The rotations at the joints of the beam can be expressed mathematically as follows: \[\theta_{A}=\beta_{A}+\psi\]

\[\theta_{B}=\beta_{B}+\psi\]

where

\(\beta_{A}\), \(\beta_{B}\) = end rotations caused by moments \(M_{A B}\) and \(M_{B A}\), respectively.

\(\psi\) = chord rotation caused by settlement of end \(B\).

\(Fig. 11.1\). Beam.

\(Fig. 11.2\). End moments due to rotations \(\beta_{A}\) and \(\beta_{B}\).

According to the moment-area theorem, the change in slope for a particular beam equals the end shear force of the beam when it is loaded with the \(\frac{M}{E I}\) diagram. Thus, for the beam under consideration, the rotations \(\beta_{A}\) and \(\beta_{B}\), shown in Figure 11.2, are obtained as follows:

\(\begin{array}{l}
\left(+\sum M_{B}=0 ;-\beta_{A} L+\left(\frac{1}{2}\right)\left(\frac{M_{A B}}{E I}\right)(L)\left(\frac{2}{3} L\right)-\left(\frac{1}{2}\right)\left(\frac{M_{B A}}{E I}\right)(L)\left(\frac{1}{3} L\right)=0\right. \\
\beta_{A}=\frac{\left(\frac{1}{2}\right)\left(\frac{M_{A B}}{E I}\right)(L)\left(\frac{2}{3} L\right)-\left(\frac{1}{2}\right)\left(\frac{M_{B A}}{E I}\right)(L)\left(\frac{1}{3} L\right)}{L}
\end{array}\)

\[=\frac{L}{6 E I}\left(2 M_{A B}-M_{B A}\right)\]

Similarly, taking the moment about end \(A\) to determine \(\beta_{B}\) suggests the following:

\(\begin{array}{l}
+\sum M_{A}=0 ; \beta_{B} L+\left(\frac{1}{2}\right)\left(\frac{M_{B A}}{E I}\right)(L)\left(\frac{2}{3} L\right)-\left(\frac{1}{2}\right)\left(\frac{M_{A B}}{E I}\right)(L)\left(\frac{1}{3} L\right)=0\right. \\
\beta_{B}=\frac{\left(\frac{1}{2}\right)\left(\frac{M_{B A}}{E I}\right)(L)\left(\frac{2}{3} L\right)-\left(\frac{1}{2}\right)\left(\frac{M_{A B}}{E I}\right)(L)\left(\frac{1}{3} L\right)}{L}
\end{array}\)

\[=\frac{L}{6 E I}\left(2 M_{B A}-M_{A B}\right)\]

Solving equations 11.3 and 11.4 suggests the following: \[M_{A B}=\frac{4 E I}{L} \beta_{A}+\frac{2 E I}{L} \beta_{B}\]

\[M_{B A}=\frac{2 E I}{L} \beta_{A}+\frac{4 E I}{L} \beta_{B}\]

\(Fig. 11.3\).
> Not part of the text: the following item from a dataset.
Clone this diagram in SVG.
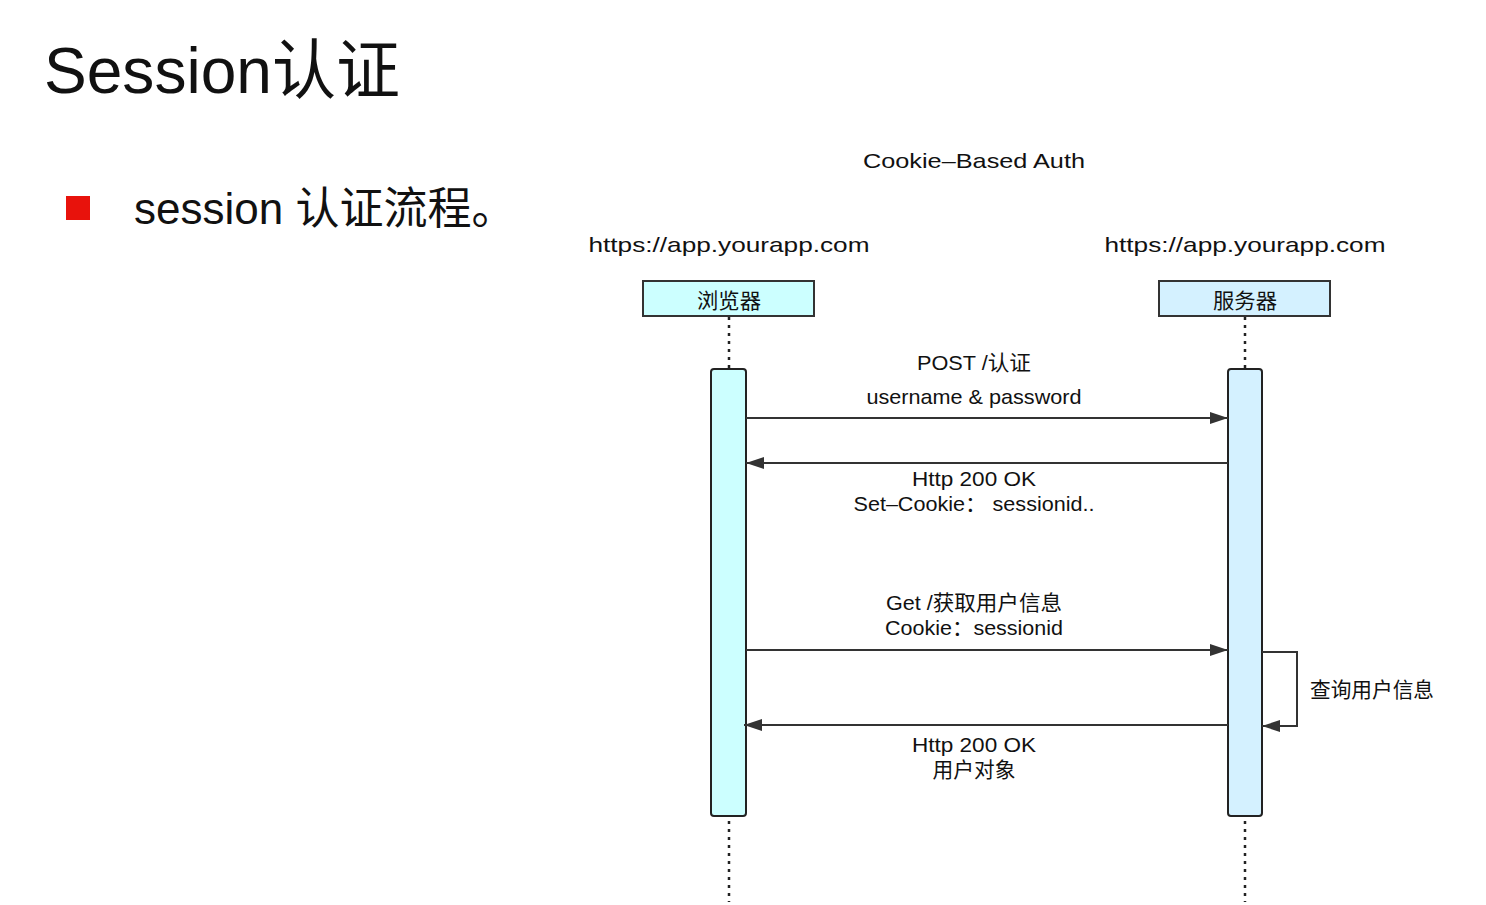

End moments due to end rotations (\(\beta_{A}\) and \(\beta_{B}\)) and chord rotation (\(\psi\)).

Solving equations 11.1 and 11.2 for \(\beta_{A}\) and \(\beta_{B}\) and substituting them into equations 11.5 and 11.6 suggests the following: \[M_{A B}=\frac{4 E I}{L}\left(\theta_{A}-\psi\right)+\frac{2 E I}{L}\left(\theta_{B}-\psi\right)\]

\[M_{B A}=\frac{2 E I}{L}\left(\theta_{A}-\psi\right)+\frac{4 E I}{L}\left(\theta_{B}-\psi\right)\]

Putting \(\psi=\frac{\Delta}{L}\) into equations 10.10 and 10.11 suggests the following: \[M_{A B}=\frac{4 E I}{L} \theta_{A}+\frac{2 E I}{L} \theta_{B}-\frac{6 E I}{L^{2}} \Delta\]

\[M_{B A}=\frac{2 E I}{L} \theta_{A}+\frac{4 E I}{L} \theta_{B}-\frac{6 E I}{L^{2}} \Delta\]

\(Fig. 11.4\). End moment due to end rotations (\(\beta_{A}\) and \(\beta_{B}\)), chord rotation (\(\psi\)), and fixed-end moments (\(M_{A B}^{F}\) and \(M_{B A}^{F}\)).

The final end moments can then be computed as the summation of the moments caused by slopes, deflections, and fixed-end moments, as follows: \[\begin{array}{l}
M_{A B}=2 E K\left(2 \theta_{A}+\theta_{B}-3 \psi\right)+M_{A B}^{F} \\
M_{B A}=2 E K\left(\theta_{A}+2 \theta_{B}-3 \psi\right)+M_{B A}^{F}
\end{array}\]

where

\(K=\frac{I}{L}=\) stiffness factor.